EXERCISE GOAL:
Quote word for word the lines below, beginning with the first and ending with the one that has "const yTicks = [-0.5, 0, 0.5, 1, 1.5, 2, 2.5];". Drop the pictures.

INFORMATION SHOWN:
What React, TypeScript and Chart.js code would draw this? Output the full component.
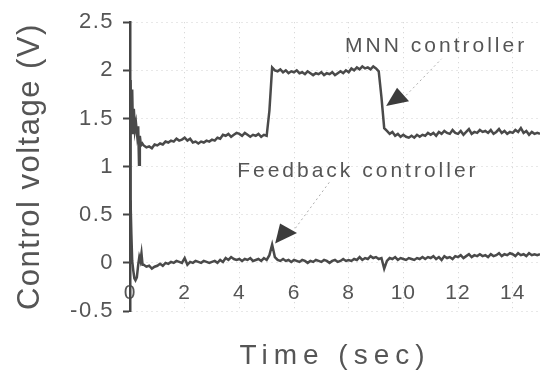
import React, { useEffect, useRef } from 'react';
import { Chart, registerables, LinearScale } from 'chart.js';

Chart.register(...registerables);

// ---- Axis ticks ----
const xTicks = [0, 2, 4, 6, 8, 10, 12, 14];
const yTicks = [-0.5, 0, 0.5, 1, 1.5, 2, 2.5];

// ---- Start transients (sec, V) ----
const mnnStartTime = [0, 0.02, 0.05, 0.08, 0.11, 0.14, 0.18, 0.22, 0.26, 0.3, 0.33, 0.36, 0.4, 0.45];
const mnnStartVolt = [0, 1.9, 1.45, 1.8, 1.35, 1.6, 1.38, 1.45, 1.33, 1.42, 1.02, 1.32, 1.22, 1.24];
const fbStartTime = [0, 0.02, 0.05, 0.08, 0.12, 0.16, 0.2, 0.25, 0.3, 0.34, 0.38, 0.42, 0.46];
const fbStartVolt = [0, 0.65, 0.3, 0.02, -0.08, -0.16, -0.18, -0.15, -0.02, 0.06, 0.02, 0.1, -0.02];

// ---- Sampled body (sec) ----
const sampleTime = [
  0.5, 0.6, 0.7, 0.8, 0.9,
  1.0, 1.1, 1.2, 1.3, 1.4, 1.5, 1.6, 1.7, 1.8, 1.9,
  2.0, 2.1, 2.2, 2.3, 2.4, 2.5, 2.6, 2.7, 2.8, 2.9,
  3.0, 3.1, 3.2, 3.3, 3.4, 3.5, 3.6, 3.7, 3.8, 3.9,
  4.0, 4.1, 4.2, 4.3, 4.4, 4.5, 4.6, 4.7, 4.8, 4.9,
  5.0, 5.1, 5.2, 5.3, 5.4, 5.5, 5.6, 5.7, 5.8, 5.9,
  6.0, 6.1, 6.2, 6.3, 6.4, 6.5, 6.6, 6.7, 6.8, 6.9,
  7.0, 7.1, 7.2, 7.3, 7.4, 7.5, 7.6, 7.7, 7.8, 7.9,
  8.0, 8.1, 8.2, 8.3, 8.4, 8.5, 8.6, 8.7, 8.8, 8.9,
  9.0, 9.1, 9.2, 9.3, 9.4, 9.5, 9.6, 9.7, 9.8, 9.9,
  10.0, 10.1, 10.2, 10.3, 10.4, 10.5, 10.6, 10.7, 10.8, 10.9,
  11.0, 11.1, 11.2, 11.3, 11.4, 11.5, 11.6, 11.7, 11.8, 11.9,
  12.0, 12.1, 12.2, 12.3, 12.4, 12.5, 12.6, 12.7, 12.8, 12.9,
  13.0, 13.1, 13.2, 13.3, 13.4, 13.5, 13.6, 13.7, 13.8, 13.9,
  14.0, 14.1, 14.2, 14.3, 14.4, 14.5, 14.6, 14.7, 14.8, 14.9,
  15.0,
];

// MNN controller voltage (V)
const mnnVolt = [
  1.22, 1.20, 1.21, 1.19, 1.23,
  1.22, 1.24, 1.23, 1.26, 1.25, 1.27, 1.26, 1.29, 1.27, 1.28,
  1.30, 1.27, 1.29, 1.25, 1.26, 1.24, 1.26, 1.25, 1.27, 1.26,
  1.28, 1.27, 1.30, 1.29, 1.33, 1.32, 1.34, 1.31, 1.33, 1.35,
  1.34, 1.32, 1.35, 1.33, 1.31, 1.33, 1.32, 1.34, 1.31, 1.33,
  1.32, 1.58, 2.03, 2.00, 1.99, 2.01, 1.98, 2.00, 1.97, 1.99,
  1.98, 2.00, 1.97, 1.98, 1.96, 1.99, 1.97, 1.95, 1.97, 1.96,
  1.98, 1.95, 1.97, 1.96, 1.98, 1.95, 1.97, 1.99, 1.97, 2.00,
  1.98, 2.02, 2.00, 2.03, 2.01, 2.04, 2.02, 2.03, 2.01, 2.04,
  2.02, 1.99, 1.72, 1.40, 1.37, 1.34, 1.36, 1.32, 1.34, 1.31,
  1.33, 1.31, 1.30, 1.32, 1.30, 1.33, 1.31, 1.33, 1.32, 1.35,
  1.33, 1.35, 1.32, 1.36, 1.34, 1.37, 1.35, 1.34, 1.38, 1.35,
  1.34, 1.37, 1.33, 1.36, 1.39, 1.34, 1.36, 1.35, 1.38, 1.36,
  1.37, 1.35, 1.38, 1.34, 1.36, 1.39, 1.35, 1.37, 1.34, 1.36,
  1.35, 1.38, 1.36, 1.40, 1.35, 1.37, 1.33, 1.36, 1.34, 1.35,
  1.34,
];

// Feedback controller voltage (V)
const fbVolt = [
  -0.02, -0.04, -0.03, -0.06, -0.04,
  -0.03, -0.01, -0.03, 0.00, -0.01, 0.01, 0.00, 0.02, 0.01, 0.00,
  0.05, -0.02, 0.01, 0.00, 0.02, 0.01, 0.00, 0.02, 0.01, 0.00,
  0.01, 0.02, 0.00, 0.03, 0.01, 0.05, 0.03, 0.06, 0.04, 0.03,
  0.04, 0.02, 0.04, 0.03, 0.05, 0.02, 0.03, 0.04, 0.02, 0.05,
  0.03, 0.08, 0.19, 0.06, 0.03, 0.02, 0.04, 0.02, 0.03, 0.01,
  0.03, 0.02, 0.01, 0.03, 0.02, 0.00, 0.02, 0.01, 0.03, 0.02,
  0.01, 0.03, 0.02, 0.00, 0.02, 0.03, 0.01, 0.02, 0.04, 0.02,
  0.03, 0.02, 0.04, 0.03, 0.06, 0.03, 0.05, 0.04, 0.07, 0.05,
  0.06, 0.04, 0.05, -0.06, 0.02, 0.05, 0.04, 0.06, 0.03, 0.05,
  0.04, 0.03, 0.05, 0.04, 0.03, 0.05, 0.04, 0.06, 0.04, 0.06,
  0.05, 0.07, 0.04, 0.06, 0.03, 0.07, 0.05, 0.06, 0.04, 0.07,
  0.06, 0.08, 0.05, 0.07, 0.09, 0.06, 0.08, 0.07, 0.09, 0.07,
  0.08, 0.06, 0.09, 0.07, 0.08, 0.10, 0.07, 0.09, 0.08, 0.10,
  0.09, 0.07, 0.10, 0.08, 0.09, 0.07, 0.10, 0.08, 0.09, 0.08,
  0.09,
];

// ---- Annotations (data coordinates) ----
const labelTexts = ['MNN controller', 'Feedback controller'];
const labelTimes = [7.87, 3.92];
const labelVolts = [2.19, 0.89];
// arrow heads: [tipT, tipV, aT, aV, bT, bV]
const arrowHeads = [
  [9.37, 1.63, 9.77, 1.82, 10.21, 1.68],
  [5.31, 0.20, 5.49, 0.41, 6.11, 0.31],
];
// leader lines: [t1, v1, t2, v2]
const leaderLines = [
  [10.1, 1.74, 11.4, 2.12],
  [6.05, 0.36, 7.3, 0.84],
];

const FONT = '"Liberation Sans", Arial, sans-serif';
const TEXT = '#555555';
const LINE = '#4a4a4a';
const TITLE_SPACING: Record<string, string> = { x: '6px', y: '1.5px' };
const TICK_SPACING: Record<string, string> = { x: '1px', y: '1.5px' };

class SpacedLinearScale extends LinearScale {
  static id = 'spacedLinear';
  drawTitle(chartArea: any) {
    const ctx = this.ctx as any;
    ctx.save();
    ctx.letterSpacing = TITLE_SPACING[this.id as string] || '0px';
    // @ts-ignore
    super.drawTitle(chartArea);
    ctx.restore();
  }
  drawLabels(chartArea: any) {
    const ctx = this.ctx as any;
    ctx.save();
    ctx.letterSpacing = TICK_SPACING[this.id as string] || '0px';
    // @ts-ignore
    super.drawLabels(chartArea);
    ctx.restore();
  }
}
Chart.register(SpacedLinearScale as any);

const annotationPlugin = {
  id: 'annot',
  afterDatasetsDraw(chart: any) {
    const { ctx } = chart;
    const x = chart.scales.x;
    const y = chart.scales.y;
    ctx.save();
    ctx.strokeStyle = 'rgba(110,110,110,0.55)';
    ctx.lineWidth = 1;
    ctx.setLineDash([2, 3]);
    for (const l of leaderLines) {
      ctx.beginPath();
      ctx.moveTo(x.getPixelForValue(l[0]), y.getPixelForValue(l[1]));
      ctx.lineTo(x.getPixelForValue(l[2]), y.getPixelForValue(l[3]));
      ctx.stroke();
    }
    ctx.setLineDash([]);
    ctx.fillStyle = '#3c3c3c';
    for (const a of arrowHeads) {
      ctx.beginPath();
      ctx.moveTo(x.getPixelForValue(a[0]), y.getPixelForValue(a[1]));
      ctx.lineTo(x.getPixelForValue(a[2]), y.getPixelForValue(a[3]));
      ctx.lineTo(x.getPixelForValue(a[4]), y.getPixelForValue(a[5]));
      ctx.closePath();
      ctx.fill();
    }
    ctx.font = `21px ${FONT}`;
    ctx.letterSpacing = '3px';
    ctx.fillStyle = TEXT;
    ctx.textAlign = 'left';
    ctx.textBaseline = 'alphabetic';
    labelTexts.forEach((t, i) => {
      ctx.fillText(t, x.getPixelForValue(labelTimes[i]), y.getPixelForValue(labelVolts[i]));
    });
    ctx.restore();
  },
};

export default function App() {
  const ref = useRef<HTMLCanvasElement>(null);
  useEffect(() => {
    document.body.style.margin = '0';
    const mnnPts = [
      ...mnnStartTime.map((t, i) => ({ x: t, y: mnnStartVolt[i] })),
      ...sampleTime.map((t, i) => ({ x: t, y: mnnVolt[i] })),
    ];
    const fbPts = [
      ...fbStartTime.map((t, i) => ({ x: t, y: fbStartVolt[i] })),
      ...sampleTime.map((t, i) => ({ x: t, y: fbVolt[i] })),
    ];
    const chart = new Chart(ref.current as HTMLCanvasElement, {
      type: 'line',
      data: {
        datasets: [
          { label: 'MNN controller', data: mnnPts, borderColor: LINE, borderWidth: 2.5, pointRadius: 0, tension: 0 },
          { label: 'Feedback controller', data: fbPts, borderColor: LINE, borderWidth: 2.5, pointRadius: 0, tension: 0 },
        ],
      },
      options: {
        animation: false,
        responsive: false,
        devicePixelRatio: 1,
        layout: { padding: { top: 17, right: 0, bottom: 0, left: 0 } },
        plugins: { legend: { display: false }, tooltip: { enabled: false } },
        scales: {
          x: {
            type: 'spacedLinear' as any,
            min: 0,
            max: 15,
            afterBuildTicks: (s: any) => { s.ticks = xTicks.map((v) => ({ value: v })); },
            afterFit: (s: any) => { s.height = 72; },
            ticks: {
              callback: (v: any) => String(v),
              font: { family: FONT, size: 21 },
              color: TEXT,
              mirror: true,
              padding: 5,
              maxRotation: 0,
              autoSkip: false,
            },
            grid: { color: 'rgba(120,120,120,0.35)', lineWidth: 1, drawTicks: false },
            border: { display: false, dash: [1, 4] },
            title: {
              display: true,
              text: 'Time (sec)',
              font: { family: FONT, size: 28 },
              color: TEXT,
              padding: { top: 0, bottom: 10 },
            },
          },
          y: {
            type: 'spacedLinear' as any,
            min: -0.5,
            max: 2.5,
            afterBuildTicks: (s: any) => { s.ticks = yTicks.map((v) => ({ value: v })); },
            afterFit: (s: any) => { s.width = 130; },
            ticks: {
              callback: (v: any) => String(v),
              font: { family: FONT, size: 22 },
              color: TEXT,
              padding: 9,
            },
            grid: { color: 'rgba(120,120,120,0.35)', lineWidth: 1, tickLength: 7, tickColor: '#444', tickWidth: 2 },
            border: { display: true, color: '#444', width: 2.5, dash: [1, 4] },
            title: {
              display: true,
              text: 'Control voltage (V)',
              font: { family: FONT, size: 31 },
              color: TEXT,
              padding: { top: 12, bottom: 0 },
            },
          },
        },
      } as any,
      plugins: [annotationPlugin],
    });
    return () => chart.destroy();
  }, []);
  return (
    <div style={{ width: 540, height: 383, background: '#fff' }}>
      <canvas ref={ref} width={540} height={383} />
    </div>
  );
}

THE RESULT:
What React, TypeScript and Chart.js code would draw this? Output the full component.
import React, { useEffect, useRef } from 'react';
import { Chart, registerables, LinearScale } from 'chart.js';

Chart.register(...registerables);

// ---- Axis ticks ----
const xTicks = [0, 2, 4, 6, 8, 10, 12, 14];
const yTicks = [-0.5, 0, 0.5, 1, 1.5, 2, 2.5];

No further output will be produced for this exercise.